Selanjutnya, dalam puisi terkandung banyak nilai kearifan bahasa sehingga puisi ini berperan sebagai penyadaran. Selama ini sudah banyak kaum-kaum remaja yang sudah tidak mau ambil pusing alias mereka sudah tidak mau lagi belajar tentang bahasa daerahnya sendiri. Namun, adanya puisi ini dapat memberikan pelajaran baru bagi pembaca. Tetapi, tidak sebagian pembaca yang dapat mengetahui setiap deretan kata dari puisi yang disodorkan oleh penulis. Adakalanya, jika sebaiknya penulis memberikan arti dari kata-kata tersebut. Agar pembaca bisa memahaminya.
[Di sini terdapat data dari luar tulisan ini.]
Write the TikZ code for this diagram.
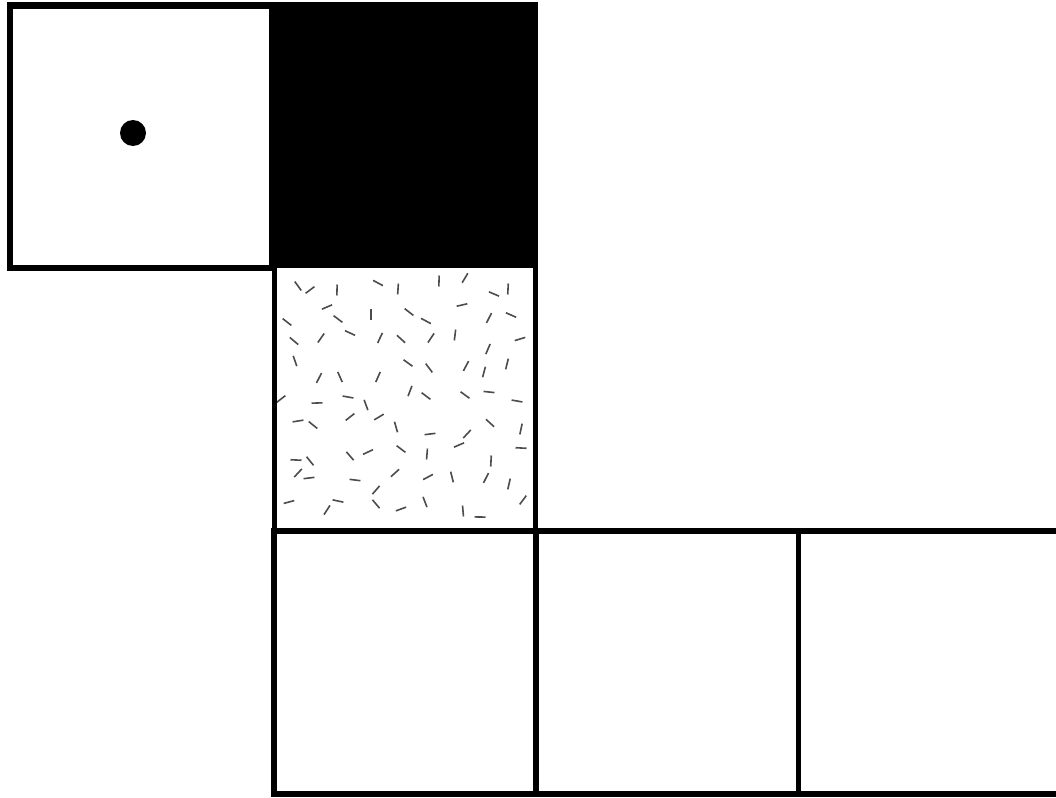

Oleh karena itu, dengan tidak menyia-nyiakannya kearifan yang disiratkan oleh penulis, mari kita menjunjung tinggi apa yang menjadi peradaban lokal namun disamping itu tetap mengikuti zaman modern ini sehingga terjadi kombinasi  yang baik serat tidak adanya yang merasa terlengserkan antara kebudayaan lokal dengan globalisasi masa kini.